Integrated Tool for Accelerated Materials Design & Development (AMDAD) of New Shape Memory Alloys

Traditional methods, by which new materials are designed, developed & manufactured on a mass scale, take a long time while incurring a huge cost. With the advent of computational materials modeling tools and Artificial Intelligence (AIML) techniques, there have been efforts to gain insights into materials systems, capture complex trends, and identify materials with targeted properties thereby reducing the timelines while saving the cost on experiments. Additionally, Image analysis methods in AIML can also help in capturing the processing conditions that the material undergoes.

We have developed an integrated tool, AMDAD, with graphical user interface that has all the machine learning operations in one place starting from data collection, data cleaning, data preprocessing, model fitting, optimization to reading the microstructures. This enables researchers to not only link the Processing-Structure-Properties of the existing material systems but also design new materials with desired properties.

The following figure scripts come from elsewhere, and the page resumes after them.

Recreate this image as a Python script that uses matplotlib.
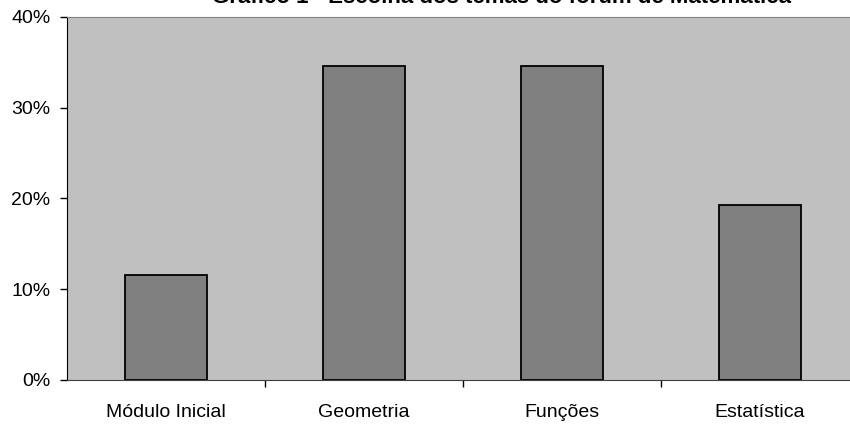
import matplotlib.pyplot as plt
from matplotlib.ticker import PercentFormatter

plt.rcParams['font.family'] = ['Liberation Sans', 'DejaVu Sans']

temas = ['Módulo Inicial', 'Geometria', 'Funções', 'Estatística']
percentagens = [11.54, 34.62, 34.62, 19.23]
titulo = 'Gráfico 1 - Escolha dos temas do fórum de Matemática'

fig = plt.figure(figsize=(8.5, 4.26), dpi=100)
ax = fig.add_axes([67 / 850, 46 / 426, 792 / 850, 363 / 426])
ax.set_facecolor('#C0C0C0')

pos = list(range(len(temas)))
ax.bar(pos, percentagens, width=0.41, color='#808080', edgecolor='black', linewidth=1.3)

ax.set_xlim(-0.5, len(temas) - 0.5)
ax.set_ylim(0, 40)
ax.set_yticks([0, 10, 20, 30, 40])
ax.yaxis.set_major_formatter(PercentFormatter(decimals=0))

# categorias no centro, traços nos limites entre elas
ax.set_xticks(pos)
ax.set_xticklabels(temas)
ax.set_xticks([p + 0.5 for p in pos[:-1]], minor=True)
ax.tick_params(axis='x', which='major', length=0, pad=17, labelsize=14)
ax.tick_params(axis='x', which='minor', length=5, width=1, direction='out')
ax.tick_params(axis='y', length=5, width=1, direction='out', labelsize=14, pad=7)

ax.spines['right'].set_visible(False)
ax.spines['top'].set_color('#808080')
ax.spines['left'].set_color('black')
ax.spines['bottom'].set_color('#404040')

fig.text(502 / 850, 1 - 3 / 426, titulo, ha='center', va='baseline',
         fontsize=16, fontweight='bold')

fig.savefig('out.png', dpi=100)
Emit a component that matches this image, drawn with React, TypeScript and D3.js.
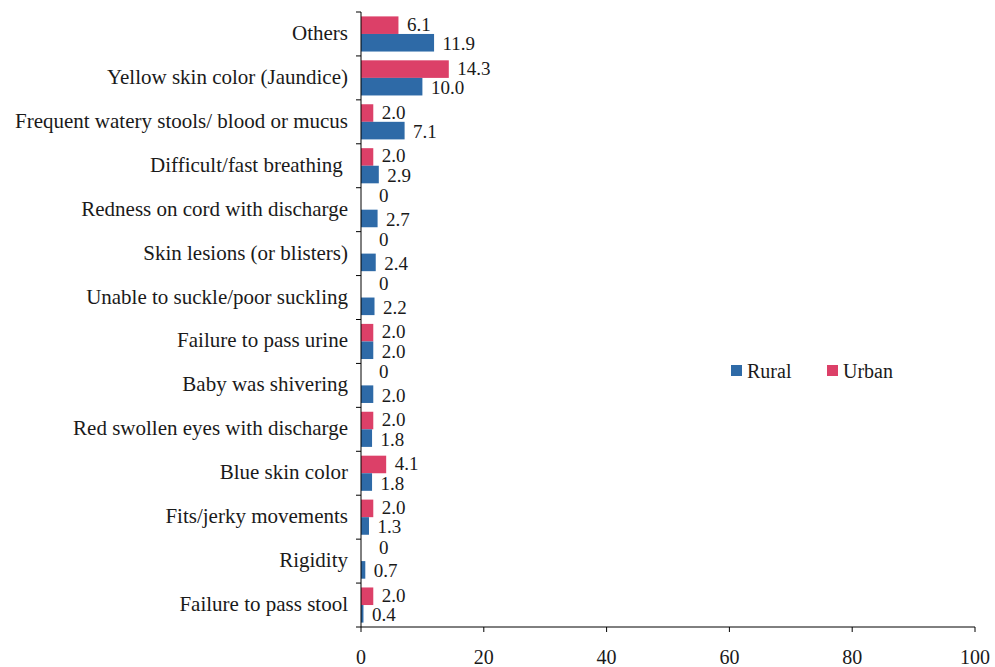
import React from "react";
import * as d3 from "d3";

const categories = [
  "Others",
  "Yellow skin color (Jaundice)",
  "Frequent watery stools/ blood or mucus",
  "Difficult/fast breathing\u00a0",
  "Redness on cord with discharge",
  "Skin lesions (or blisters)",
  "Unable to suckle/poor suckling",
  "Failure to pass urine",
  "Baby was shivering",
  "Red swollen eyes with discharge",
  "Blue skin color",
  "Fits/jerky movements",
  "Rigidity",
  "Failure to pass stool",
];
const urban = [6.1, 14.3, 2.0, 2.0, 0, 0, 0, 2.0, 0, 2.0, 4.1, 2.0, 0, 2.0];
const rural = [11.9, 10.0, 7.1, 2.9, 2.7, 2.4, 2.2, 2.0, 2.0, 1.8, 1.8, 1.3, 0.7, 0.4];
const xTicks = [0, 20, 40, 60, 80, 100];
const seriesNames = ["Rural", "Urban"];

const BLUE = "#2E6AA7";
const PINK = "#DC4068";
const FONT = "'Liberation Serif', 'Times New Roman', serif";

export default function App() {
  const W = 995, H = 667;
  const x0 = 361, x1 = 975, yTop = 12, yBot = 627;
  const x = d3.scaleLinear().domain([0, 100]).range([x0, x1]);
  const y = d3.scaleBand<string>().domain(categories).range([yTop, yBot]).paddingInner(0.2).paddingOuter(0.1);
  const sub = d3.scaleBand<string>().domain(["Urban", "Rural"]).range([0, y.bandwidth()]);
  const bandStep = (yBot - yTop) / categories.length;
  const fmt = (v: number) => (v === 0 ? "0" : v.toFixed(1));

  const bars = (vals: number[], key: string, color: string) =>
    vals.map((v, i) => {
      const by = (y(categories[i]) as number) + (sub(key) as number);
      const h = sub.bandwidth();
      const zero = v === 0;
      return (
        <g key={key + i}>
          {!zero && <rect x={x(0)} y={by} width={x(v) - x(0)} height={h} fill={color} />}
          <text
            x={zero ? x(0) + 18 : x(v) + 8.5}
            y={by + h / 2 + (zero ? -5 : key === "Urban" ? -1 : 1)}
            dominantBaseline="central"
            fontSize={19}
            fontFamily={FONT}
            fill="#1a1a1a"
          >
            {fmt(v)}
          </text>
        </g>
      );
    });

  return (
    <svg width={W} height={H} style={{ position: "absolute", left: 0, top: 0, background: "#fff" }}>
      {bars(urban, "Urban", PINK)}
      {bars(rural, "Rural", BLUE)}
      {/* y axis */}
      <line x1={x0} x2={x0} y1={yTop} y2={yBot} stroke="#000" strokeWidth={1} />
      {d3.range(categories.length + 1).map((i) => (
        <line key={"yt" + i} x1={x0 - 5} x2={x0} y1={yTop + i * bandStep} y2={yTop + i * bandStep} stroke="#000" />
      ))}
      {categories.map((c) => (
        <text
          key={"yl" + c}
          x={348}
          y={(y(c) as number) + y.bandwidth() / 2 - 1}
          textAnchor="end"
          dominantBaseline="central"
          fontSize={21}
          fontFamily={FONT}
          fill="#1a1a1a"
          style={{ whiteSpace: "pre" }}
        >
          {c}
        </text>
      ))}
      {/* x axis */}
      <line x1={x0} x2={x1} y1={yBot} y2={yBot} stroke="#000" />
      {xTicks.map((t) => (
        <g key={"xt" + t}>
          <line x1={x(t)} x2={x(t)} y1={yBot} y2={yBot + 5} stroke="#000" />
          <text x={x(t)} y={657} textAnchor="middle" dominantBaseline="central" fontSize={20} fontFamily={FONT} fill="#1a1a1a">
            {t}
          </text>
        </g>
      ))}
      {/* legend */}
      {seriesNames.map((s, i) => (
        <g key={"lg" + s} transform={`translate(${731 + i * 96},365)`}>
          <rect x={0} y={0} width={11} height={11} fill={s === "Rural" ? BLUE : PINK} />
          <text x={16} y={5.5} dominantBaseline="central" fontSize={20} fontFamily={FONT} fill="#1a1a1a">
            {s}
          </text>
        </g>
      ))}
    </svg>
  );
}
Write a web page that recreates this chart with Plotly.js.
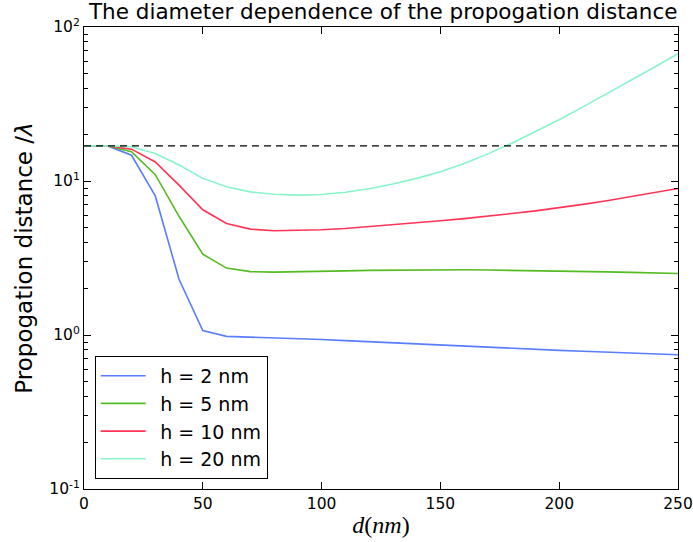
<!DOCTYPE html>
<html>
<head>
<meta charset="utf-8">
<script src="https://cdn.plot.ly/plotly-3.0.1.min.js"></script>
<style>html,body{margin:0;padding:0;background:#fff;}#chart{width:693px;height:542px;}</style>
</head>
<body>
<div id="chart"></div>
<script>
const diameter = [0,10,20,30,40,50,60,70,80,90,100,110,120,130,140,150,160,170,180,190,200,210,220,230,240,250];
const h2  = [16.9,16.9,14.7,8.0,2.3,1.07,0.98,0.97,0.96,0.95,0.935,0.92,0.905,0.89,0.875,0.86,0.845,0.83,0.815,0.805,0.795,0.785,0.775,0.765,0.755,0.745];
const h5  = [16.9,16.9,15.5,11.0,5.9,3.35,2.72,2.58,2.56,2.57,2.59,2.61,2.63,2.64,2.65,2.65,2.65,2.64,2.63,2.62,2.61,2.59,2.57,2.55,2.53,2.51];
const h10 = [16.9,16.9,16.1,13.3,9.4,6.5,5.3,4.87,4.75,4.76,4.82,4.92,5.05,5.2,5.36,5.52,5.7,5.9,6.15,6.4,6.7,7.05,7.45,7.9,8.4,8.95];
const h20 = [16.9,16.9,16.7,15.1,12.7,10.4,9.18,8.5,8.2,8.1,8.18,8.45,8.9,9.55,10.4,11.5,13.0,15.0,17.6,20.9,25.0,30.3,36.8,44.8,54.8,67.0];
const limitX = [0,250];
const limitY = [16.9,16.9];
const seriesNames = ["h = 2 nm","h = 5 nm","h = 10 nm","h = 20 nm"];
const yTickVals = [0.1,1,10,100];
const yTickText = ["10<sup>-1</sup>","10<sup>0</sup>","10<sup>1</sup>","10<sup>2</sup>"];
const xTickVals = [0,50,100,150,200,250];

const colors = ["#5a7dff","#55bb22","#ff3355","#88f5c8"];
const series = [h2,h5,h10,h20];
const traces = series.map((s,i)=>({
  x: diameter, y: s, type:'scatter', mode:'lines', name: '\u2002' + seriesNames[i],
  line:{color:colors[i], width:1.6}
}));
traces.push({x:limitX, y:limitY, type:'scatter', mode:'lines', showlegend:false,
  line:{color:'#000', width:1.2, dash:'7px,5px'}});

const layout = {
  width:693, height:542,
  margin:{l:84,r:15,t:27,b:53},
  paper_bgcolor:'#fff', plot_bgcolor:'#fff',
  font:{family:'DejaVu Sans', color:'#000'},
  title:{text:'The diameter dependence of the propogation distance', font:{size:21.5, family:'DejaVu Sans'}, x:0.553, xanchor:'center', y:0.978, yanchor:'middle'},
  xaxis:{range:[0,250], tickvals:xTickVals, ticks:'inside', ticklen:7, tickcolor:'#000', mirror:'ticks',
    showline:true, linecolor:'#000', linewidth:1, showgrid:false, zeroline:false,
    tickfont:{size:15.5}, title:{text:'<i>d</i>(<i>nm</i>)', font:{size:24, family:'Liberation Serif'}, standoff:4}},
  yaxis:{type:'log', range:[-1,2], tickvals:yTickVals, ticktext:yTickText, ticks:'inside', ticklen:7, tickcolor:'#000',
    mirror:'ticks', showline:true, linecolor:'#000', linewidth:1, showgrid:false, zeroline:false,
    tickfont:{size:15.5},
    minor:{ticks:'inside', ticklen:4, tickcolor:'#000', dtick:'D1', showgrid:false},
    title:{text:'Propogation distance /<i>λ</i>', font:{size:23}, standoff:10}},
  legend:{x:0.018, y:0.022, xanchor:'left', yanchor:'bottom', bgcolor:'#fff', bordercolor:'#000', borderwidth:1,
    font:{size:19}, itemwidth:45, tracegroupgap:0}
};
Plotly.newPlot('chart', traces, layout, {displayModeBar:false, staticPlot:true});
</script>
</body>
</html>
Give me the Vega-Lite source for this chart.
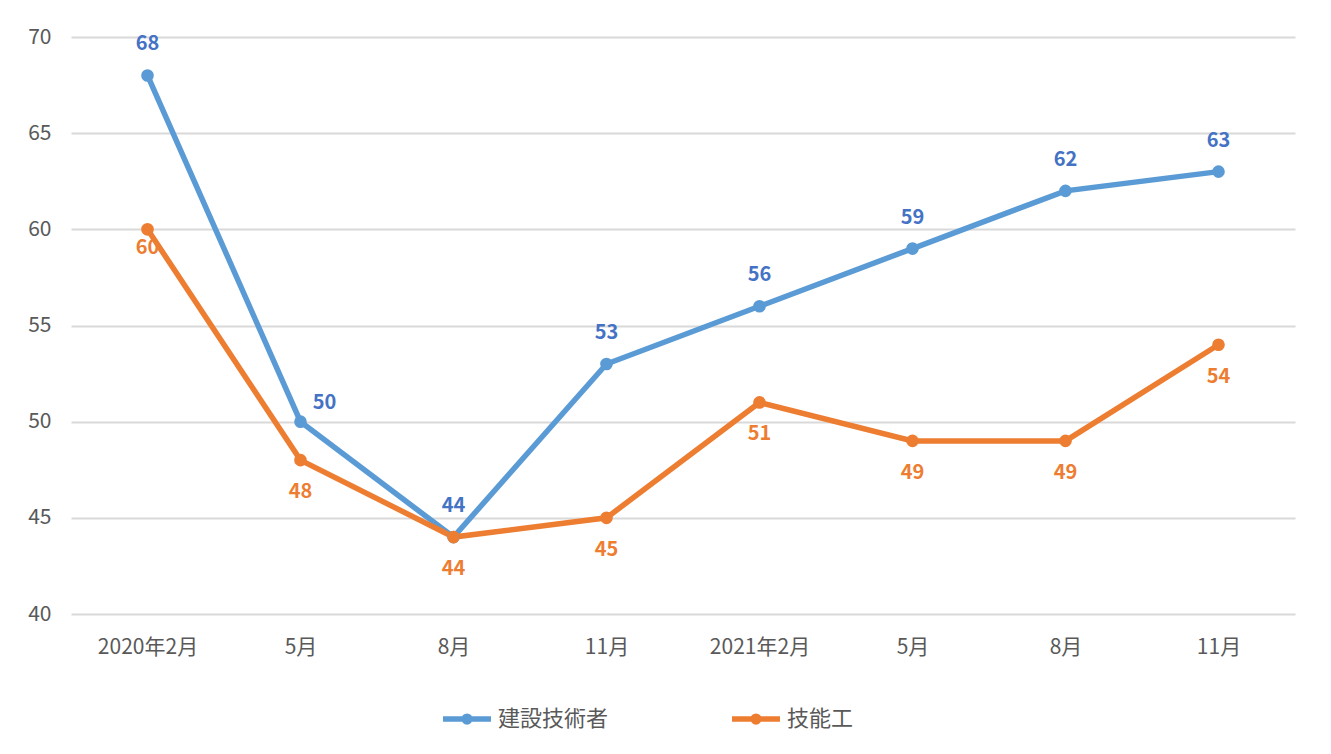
{
  "$schema": "https://vega.github.io/schema/vega-lite/v6.json",
  "width": 1224,
  "height": 577,
  "autosize": "none",
  "padding": {"left": 71, "top": 37, "right": 36, "bottom": 140},
  "background": "white",
  "config": {
    "view": {"stroke": null},
    "font": "Noto Sans CJK JP"
  },
  "data": {
    "values": [
      {"period": "2020年2月", "series": "建設技術者", "value": 68},
      {"period": "2020年2月", "series": "技能工", "value": 60},
      {"period": "2020年5月", "series": "建設技術者", "value": 50},
      {"period": "2020年5月", "series": "技能工", "value": 48},
      {"period": "2020年8月", "series": "建設技術者", "value": 44},
      {"period": "2020年8月", "series": "技能工", "value": 44},
      {"period": "2020年11月", "series": "建設技術者", "value": 53},
      {"period": "2020年11月", "series": "技能工", "value": 45},
      {"period": "2021年2月", "series": "建設技術者", "value": 56},
      {"period": "2021年2月", "series": "技能工", "value": 51},
      {"period": "2021年5月", "series": "建設技術者", "value": 59},
      {"period": "2021年5月", "series": "技能工", "value": 49},
      {"period": "2021年8月", "series": "建設技術者", "value": 62},
      {"period": "2021年8月", "series": "技能工", "value": 49},
      {"period": "2021年11月", "series": "建設技術者", "value": 63},
      {"period": "2021年11月", "series": "技能工", "value": 54}
    ]
  },
  "encoding": {
    "x": {
      "field": "period",
      "type": "ordinal",
      "sort": null,
      "scale": {"type": "point", "padding": 0.5},
      "axis": {
        "title": null,
        "labelAngle": 0,
        "labelExpr": "slice(datum.value,5)=='2月' ? datum.value : slice(datum.value,5)",
        "labelFontSize": 21,
        "labelColor": "#595959",
        "labelPadding": 22,
        "ticks": false,
        "domain": false,
        "grid": false
      }
    },
    "y": {
      "field": "value",
      "type": "quantitative",
      "scale": {"domain": [40, 70], "nice": false, "zero": false},
      "axis": {
        "title": null,
        "values": [40, 45, 50, 55, 60, 65, 70],
        "labelFontSize": 21,
        "labelColor": "#595959",
        "labelPadding": 20,
        "ticks": false,
        "domain": false,
        "grid": true,
        "gridColor": "#d9d9d9",
        "gridWidth": 2
      }
    }
  },
  "layer": [
    {
      "mark": {"type": "line", "strokeWidth": 5.5, "point": {"filled": true, "size": 160, "opacity": 1}},
      "encoding": {
        "color": {
          "field": "series",
          "type": "nominal",
          "scale": {"domain": ["建設技術者", "技能工"], "range": ["#5B9BD5", "#ED7D31"]},
          "legend": {
            "title": null,
            "orient": "none",
            "direction": "horizontal",
            "legendX": 369,
            "legendY": 655,
            "symbolType": "M-1,0L1,0M-0.12,0A0.12,0.12 0 1,1 0.12,0A0.12,0.12 0 1,1 -0.12,0",
            "symbolSize": 2304,
            "symbolStrokeWidth": 5.5,
            "labelFontSize": 22,
            "labelColor": "#595959",
            "labelOffset": 4,
            "columnPadding": 112
          }
        }
      }
    },
    {
      "transform": [{"filter": "datum.series == '建設技術者' && datum.period != '2020年5月'"}],
      "mark": {"type": "text", "dy": -31, "fontSize": 20, "fontWeight": "bold", "color": "#4472C4"},
      "encoding": {"text": {"field": "value", "type": "quantitative"}}
    },
    {
      "transform": [{"filter": "datum.series == '建設技術者' && datum.period == '2020年5月'"}],
      "mark": {"type": "text", "dx": 24, "dy": -19, "fontSize": 20, "fontWeight": "bold", "color": "#4472C4"},
      "encoding": {"text": {"field": "value", "type": "quantitative"}}
    },
    {
      "transform": [{"filter": "datum.series == '技能工' && datum.period != '2020年2月'"}],
      "mark": {"type": "text", "dy": 32, "fontSize": 20, "fontWeight": "bold", "color": "#ED7D31"},
      "encoding": {"text": {"field": "value", "type": "quantitative"}}
    },
    {
      "transform": [{"filter": "datum.series == '技能工' && datum.period == '2020年2月'"}],
      "mark": {"type": "text", "dy": 19, "fontSize": 20, "fontWeight": "bold", "color": "#ED7D31"},
      "encoding": {"text": {"field": "value", "type": "quantitative"}}
    }
  ]
}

The tool’s capability is demonstrated through a case study on identifying NiTiCu shape memory alloy compositions with targeted properties with single (maximum transformation temperature-TT) and multi (TT and hysteresis) objective optimization under given processing conditions. The bounds on the compositions & heat treatment conditions were selected based on the phase diagrams. For Multi-Objective optimization, Neural Networks coupled with Genetic Algorithm were used to make the predictions out of which the alloys with targeted properties were selected from the Pareto front and experimentally validated. The measured values found to be within reasonable limits of the predictions. The tool can further be used to predict other mechanical properties of SMA.